— What this task involves —
Copy the data below exactly, omitting any picture it contains.
━━━━━ Data provided ━━━━━
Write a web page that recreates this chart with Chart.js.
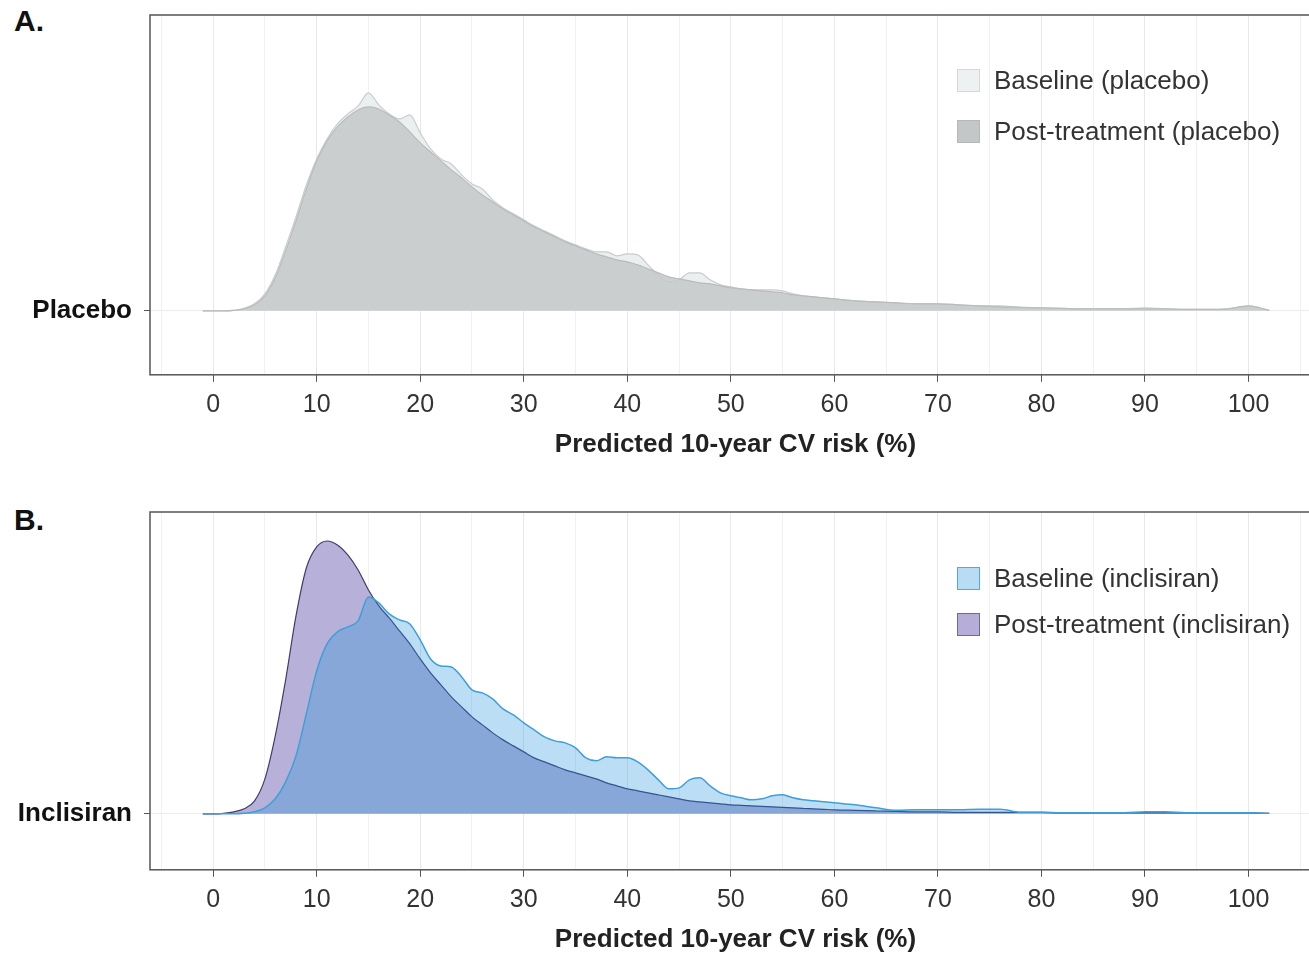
<!DOCTYPE html>
<html>
<head>
<meta charset="utf-8">
<script src="https://cdn.jsdelivr.net/npm/chart.js@4"></script>
<style>
  html, body { margin: 0; padding: 0; background: #fff; overflow: hidden; width: 1309px; height: 953px; }
  .wrap { position: absolute; left: 0; width: 1330px; }
  .panel-label { position: absolute; font: bold 30px "Liberation Sans", Arial, sans-serif; color: #111; }
  .leg { position: absolute; display: flex; align-items: center; height: 26px; font: 26px "Liberation Sans", Arial, sans-serif; color: #333; white-space: nowrap; }
  .leg .box { display: inline-block; width: 21px; height: 21px; border: 1px solid; margin-right: 14px; }
</style>
</head>
<body>
<div class="panel-label" style="left:14px;top:4px">A.</div>
<div class="panel-label" style="left:14px;top:503px">B.</div>

<div class="wrap" style="top:0;height:470px"><canvas id="chartA"></canvas></div>
<div class="wrap" style="top:497px;height:458px"><canvas id="chartB"></canvas></div>

<div class="leg" style="left:957px;top:67px"><span class="box" style="background:#eef1f1;border-color:#d5d8d8"></span>Baseline (placebo)</div>
<div class="leg" style="left:957px;top:118px"><span class="box" style="background:#c4c7c8;border-color:#b5b8b9"></span>Post-treatment (placebo)</div>
<div class="leg" style="left:957px;top:565px"><span class="box" style="background:#b7dcf4;border-color:#52a9de"></span>Baseline (inclisiran)</div>
<div class="leg" style="left:957px;top:611px"><span class="box" style="background:#b6aed8;border-color:#6d6a96"></span>Post-treatment (inclisiran)</div>

<script>
// risk values (%) where the density curves are sampled
const xs = [-1,0,1,2,3,4,5,6,7,8,9,10,11,12,13,14,15,16,17,18,19,20,21,22,23,24,25,26,27,28,29,30,
  31,32,33,34,35,36,37,38,39,40,41,42,43,44,45,46,47,48,49,50,51,52,53,54,55,56,57,58,59,60,
  62,64,66,68,70,72,74,76,78,80,82,84,86,88,90,92,94,96,98,100,102];

// relative density
const placeboBaseline = [0,0,0,0.5,2.5,7,17,36,64,94,126,152,172,187,197,205,218,206,197,192,196,178,162,152,147,136,127,122,111,103,97,91,
  85,80,75,70,66,62,59,59,55,57,56,46,36,29,31,38,38,31,26,24,22,21,21,21,20,17,15,14,13,12,
  10,9,8,7,7,6,5,5,3.5,3,2.5,2,2,2,3,2,1.5,1.5,2,5,0.5];
const placeboPost = [0,0,0,0.5,2,6,15,33,60,90,122,150,170,184,194,201,204,202,196,189,179,168,159,150,141,133,124,116,109,102,96,90,
  84,79,74,69,65,61,57,54,51,49,46,42,38,34,32,30,28,27,25,23,22,21,20,19,18,16,15,14,13,12,
  10,9,8,7,7,6,5,4,3.5,3,2.5,2,2,2,2,2,1.5,1.5,2,5,0.5];
const inclisiranBaseline = [0,0,0,0,0.5,2,6,15,32,58,100,143,170,182,187,193,217,211,200,194,190,174,155,148,147,137,124,121,115,105,99,91,
  84,77,73,71,66,56,53,57,56,56,52,44,34,25,26,34,36,28,21,18,16,14,15,18,19,16,14,13,12,11,
  9,6,3.5,4,4,4,4.5,4.5,1.5,1.5,1,1,1,1,2,2,1,1,1,1,0.5];
const inclisiranPost = [0,0,0.5,2,5,13,35,78,134,198,246,267,273,269,259,244,224,208,196,183,170,155,141,129,117,107,97,89,81,74,68,62,
  56,52,48,44,41,38,35,31,28,25,23,21,19,17,15,13,12,11,10,9,8.5,8,7.5,7,6.5,6,5.5,5,4.5,4,
  3.5,3,2.5,2,2,1.5,1.5,1.5,1.5,1.5,1,1,1,1,1,1,1,1,1,1,0.5];

const xTicks = [-5,0,5,10,15,20,25,30,35,40,45,50,55,60,65,70,75,80,85,90,95,100,105];

const font = "'Liberation Sans', Arial, sans-serif";

function pts(ys) {
  return xs.map((x, i) => ({ x: x, y: ys[i] }));
}

// box around the plot area
const framePlugin = {
  id: 'frame',
  afterDraw(chart) {
    const a = chart.chartArea;
    const ctx = chart.ctx;
    ctx.save();
    ctx.strokeStyle = '#555';
    ctx.lineWidth = 1.5;
    ctx.strokeRect(a.left, a.top, a.right - a.left, a.bottom - a.top);
    ctx.restore();
  }
};

function makeChart(id, datasets, yMin, yMax, rowName, padBottom) {
  new Chart(document.getElementById(id), {
    type: 'line',
    data: { datasets: datasets },
    options: {
      responsive: true,
      maintainAspectRatio: false,
      animation: false,
      layout: { padding: { top: 15, right: 9, left: 0, bottom: padBottom } },
      elements: { point: { radius: 0 }, line: { cubicInterpolationMode: 'monotone' } },
      plugins: { legend: { display: false }, tooltip: { enabled: false } },
      scales: {
        x: {
          type: 'linear',
          min: -6.1,
          max: 107,
          afterBuildTicks: (scale) => { scale.ticks = xTicks.map(v => ({ value: v })); },
          ticks: {
            padding: 8,
            color: '#333',
            font: { family: font, size: 25 },
            maxRotation: 0,
            autoSkip: false,
            callback: (v) => (v % 10 === 0 && v >= 0 && v <= 100) ? String(v) : ''
          },
          grid: {
            color: (c) => (c.tick && c.tick.value % 10 === 0) ? '#e8e8e8' : '#f1f1f1',
            tickColor: (c) => (c.tick && c.tick.value % 10 === 0 && c.tick.value >= 0 && c.tick.value <= 100) ? '#555' : 'rgba(0,0,0,0)',
            tickLength: 7
          },
          border: { display: false },
          title: {
            display: true,
            text: 'Predicted 10-year CV risk (%)',
            color: '#222',
            font: { family: font, size: 26, weight: 'bold' },
            padding: { top: 1, bottom: 0 }
          }
        },
        y: {
          min: yMin,
          max: yMax,
          afterBuildTicks: (scale) => { scale.ticks = [{ value: 0 }]; },
          afterFit: (scale) => {
            scale.width = 150;
            scale.paddingTop = 0;
            scale.paddingBottom = 0;
          },
          ticks: {
            padding: 12,
            color: '#111',
            font: { family: font, size: 26, weight: 'bold' },
            callback: () => rowName
          },
          grid: { color: '#ececec', tickColor: '#555', tickLength: 6 },
          border: { display: false }
        }
      }
    },
    plugins: [framePlugin]
  });
}

makeChart('chartA', [
  {
    label: 'Baseline (placebo)',
    data: pts(placeboBaseline),
    order: 2,
    fill: 'origin',
    backgroundColor: 'rgba(232,236,236,0.85)',
    borderColor: '#c9cdcd',
    borderWidth: 1.2
  },
  {
    label: 'Post-treatment (placebo)',
    data: pts(placeboPost),
    order: 1,
    fill: 'origin',
    backgroundColor: 'rgba(198,201,202,0.85)',
    borderColor: '#b9bcbd',
    borderWidth: 1.2
  }
], -64, 296, 'Placebo', 10);

makeChart('chartB', [
  {
    label: 'Baseline (inclisiran)',
    data: pts(inclisiranBaseline),
    fill: 'origin',
    backgroundColor: 'rgba(30,145,220,0.3)',
    borderColor: '#3f9fd8',
    borderWidth: 1.5
  },
  {
    label: 'Post-treatment (inclisiran)',
    data: pts(inclisiranPost),
    fill: 'origin',
    backgroundColor: 'rgb(183,176,216)',
    borderColor: '#3f3c70',
    borderWidth: 1.2
  }
], -56, 302, 'Inclisiran', 0);
</script>
</body>
</html>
━━━━━
— Solution for this exercise —
Write a web page that recreates this chart with Chart.js.
<!DOCTYPE html>
<html>
<head>
<meta charset="utf-8">
<script src="https://cdn.jsdelivr.net/npm/chart.js@4"></script>
<style>
  html, body { margin: 0; padding: 0; background: #fff; overflow: hidden; width: 1309px; height: 953px; }
  .wrap { position: absolute; left: 0; width: 1330px; }
  .panel-label { position: absolute; font: bold 30px "Liberation Sans", Arial, sans-serif; color: #111; }
  .leg { position: absolute; display: flex; align-items: center; height: 26px; font: 26px "Liberation Sans", Arial, sans-serif; color: #333; white-space: nowrap; }
  .leg .box { display: inline-block; width: 21px; height: 21px; border: 1px solid; margin-right: 14px; }
</style>
</head>
<body>
<div class="panel-label" style="left:14px;top:4px">A.</div>
<div class="panel-label" style="left:14px;top:503px">B.</div>

<div class="wrap" style="top:0;height:470px"><canvas id="chartA"></canvas></div>
<div class="wrap" style="top:497px;height:458px"><canvas id="chartB"></canvas></div>

<div class="leg" style="left:957px;top:67px"><span class="box" style="background:#eef1f1;border-color:#d5d8d8"></span>Baseline (placebo)</div>
<div class="leg" style="left:957px;top:118px"><span class="box" style="background:#c4c7c8;border-color:#b5b8b9"></span>Post-treatment (placebo)</div>
<div class="leg" style="left:957px;top:565px"><span class="box" style="background:#b7dcf4;border-color:#52a9de"></span>Baseline (inclisiran)</div>
<div class="leg" style="left:957px;top:611px"><span class="box" style="background:#b6aed8;border-color:#6d6a96"></span>Post-treatment (inclisiran)</div>

<script>
// risk values (%) where the density curves are sampled
const xs = [-1,0,1,2,3,4,5,6,7,8,9,10,11,12,13,14,15,16,17,18,19,20,21,22,23,24,25,26,27,28,29,30,
  31,32,33,34,35,36,37,38,39,40,41,42,43,44,45,46,47,48,49,50,51,52,53,54,55,56,57,58,59,60,
  62,64,66,68,70,72,74,76,78,80,82,84,86,88,90,92,94,96,98,100,102];

// relative density
const placeboBaseline = [0,0,0,0.5,2.5,7,17,36,64,94,126,152,172,187,197,205,218,206,197,192,196,178,162,152,147,136,127,122,111,103,97,91,
  85,80,75,70,66,62,59,59,55,57,56,46,36,29,31,38,38,31,26,24,22,21,21,21,20,17,15,14,13,12,
  10,9,8,7,7,6,5,5,3.5,3,2.5,2,2,2,3,2,1.5,1.5,2,5,0.5];
const placeboPost = [0,0,0,0.5,2,6,15,33,60,90,122,150,170,184,194,201,204,202,196,189,179,168,159,150,141,133,124,116,109,102,96,90,
  84,79,74,69,65,61,57,54,51,49,46,42,38,34,32,30,28,27,25,23,22,21,20,19,18,16,15,14,13,12,
  10,9,8,7,7,6,5,4,3.5,3,2.5,2,2,2,2,2,1.5,1.5,2,5,0.5];
const inclisiranBaseline = [0,0,0,0,0.5,2,6,15,32,58,100,143,170,182,187,193,217,211,200,194,190,174,155,148,147,137,124,121,115,105,99,91,
  84,77,73,71,66,56,53,57,56,56,52,44,34,25,26,34,36,28,21,18,16,14,15,18,19,16,14,13,12,11,
  9,6,3.5,4,4,4,4.5,4.5,1.5,1.5,1,1,1,1,2,2,1,1,1,1,0.5];
const inclisiranPost = [0,0,0.5,2,5,13,35,78,134,198,246,267,273,269,259,244,224,208,196,183,170,155,141,129,117,107,97,89,81,74,68,62,
  56,52,48,44,41,38,35,31,28,25,23,21,19,17,15,13,12,11,10,9,8.5,8,7.5,7,6.5,6,5.5,5,4.5,4,
  3.5,3,2.5,2,2,1.5,1.5,1.5,1.5,1.5,1,1,1,1,1,1,1,1,1,1,0.5];

const xTicks = [-5,0,5,10,15,20,25,30,35,40,45,50,55,60,65,70,75,80,85,90,95,100,105];

const font = "'Liberation Sans', Arial, sans-serif";

function pts(ys) {
  return xs.map((x, i) => ({ x: x, y: ys[i] }));
}

// box around the plot area
const framePlugin = {
  id: 'frame',
  afterDraw(chart) {
    const a = chart.chartArea;
    const ctx = chart.ctx;
    ctx.save();
    ctx.strokeStyle = '#555';
    ctx.lineWidth = 1.5;
    ctx.strokeRect(a.left, a.top, a.right - a.left, a.bottom - a.top);
    ctx.restore();
  }
};

function makeChart(id, datasets, yMin, yMax, rowName, padBottom) {
  new Chart(document.getElementById(id), {
    type: 'line',
    data: { datasets: datasets },
    options: {
      responsive: true,
      maintainAspectRatio: false,
      animation: false,
      layout: { padding: { top: 15, right: 9, left: 0, bottom: padBottom } },
      elements: { point: { radius: 0 }, line: { cubicInterpolationMode: 'monotone' } },
      plugins: { legend: { display: false }, tooltip: { enabled: false } },
      scales: {
        x: {
          type: 'linear',
          min: -6.1,
          max: 107,
          afterBuildTicks: (scale) => { scale.ticks = xTicks.map(v => ({ value: v })); },
          ticks: {
            padding: 8,
            color: '#333',
            font: { family: font, size: 25 },
            maxRotation: 0,
            autoSkip: false,
            callback: (v) => (v % 10 === 0 && v >= 0 && v <= 100) ? String(v) : ''
          },
          grid: {
            color: (c) => (c.tick && c.tick.value % 10 === 0) ? '#e8e8e8' : '#f1f1f1',
            tickColor: (c) => (c.tick && c.tick.value % 10 === 0 && c.tick.value >= 0 && c.tick.value <= 100) ? '#555' : 'rgba(0,0,0,0)',
            tickLength: 7
          },
          border: { display: false },
          title: {
            display: true,
            text: 'Predicted 10-year CV risk (%)',
            color: '#222',
            font: { family: font, size: 26, weight: 'bold' },
            padding: { top: 1, bottom: 0 }
          }
        },
        y: {
          min: yMin,
          max: yMax,
          afterBuildTicks: (scale) => { scale.ticks = [{ value: 0 }]; },
          afterFit: (scale) => {
            scale.width = 150;
            scale.paddingTop = 0;
            scale.paddingBottom = 0;
          },
          ticks: {
            padding: 12,
            color: '#111',
            font: { family: font, size: 26, weight: 'bold' },
            callback: () => rowName
          },
          grid: { color: '#ececec', tickColor: '#555', tickLength: 6 },
          border: { display: false }
        }
      }
    },
    plugins: [framePlugin]
  });
}

makeChart('chartA', [
  {
    label: 'Baseline (placebo)',
    data: pts(placeboBaseline),
    order: 2,
    fill: 'origin',
    backgroundColor: 'rgba(232,236,236,0.85)',
    borderColor: '#c9cdcd',
    borderWidth: 1.2
  },
  {
    label: 'Post-treatment (placebo)',
    data: pts(placeboPost),
    order: 1,
    fill: 'origin',
    backgroundColor: 'rgba(198,201,202,0.85)',
    borderColor: '#b9bcbd',
    borderWidth: 1.2
  }
], -64, 296, 'Placebo', 10);

makeChart('chartB', [
  {
    label: 'Baseline (inclisiran)',
    data: pts(inclisiranBaseline),
    fill: 'origin',
    backgroundColor: 'rgba(30,145,220,0.3)',
    borderColor: '#3f9fd8',
    borderWidth: 1.5
  },
  {
    label: 'Post-treatment (inclisiran)',
    data: pts(inclisiranPost),
    fill: 'origin',
    backgroundColor: 'rgb(183,176,216)',
    borderColor: '#3f3c70',
    borderWidth: 1.2
  }
], -56, 302, 'Inclisiran', 0);
</script>
</body>
</html>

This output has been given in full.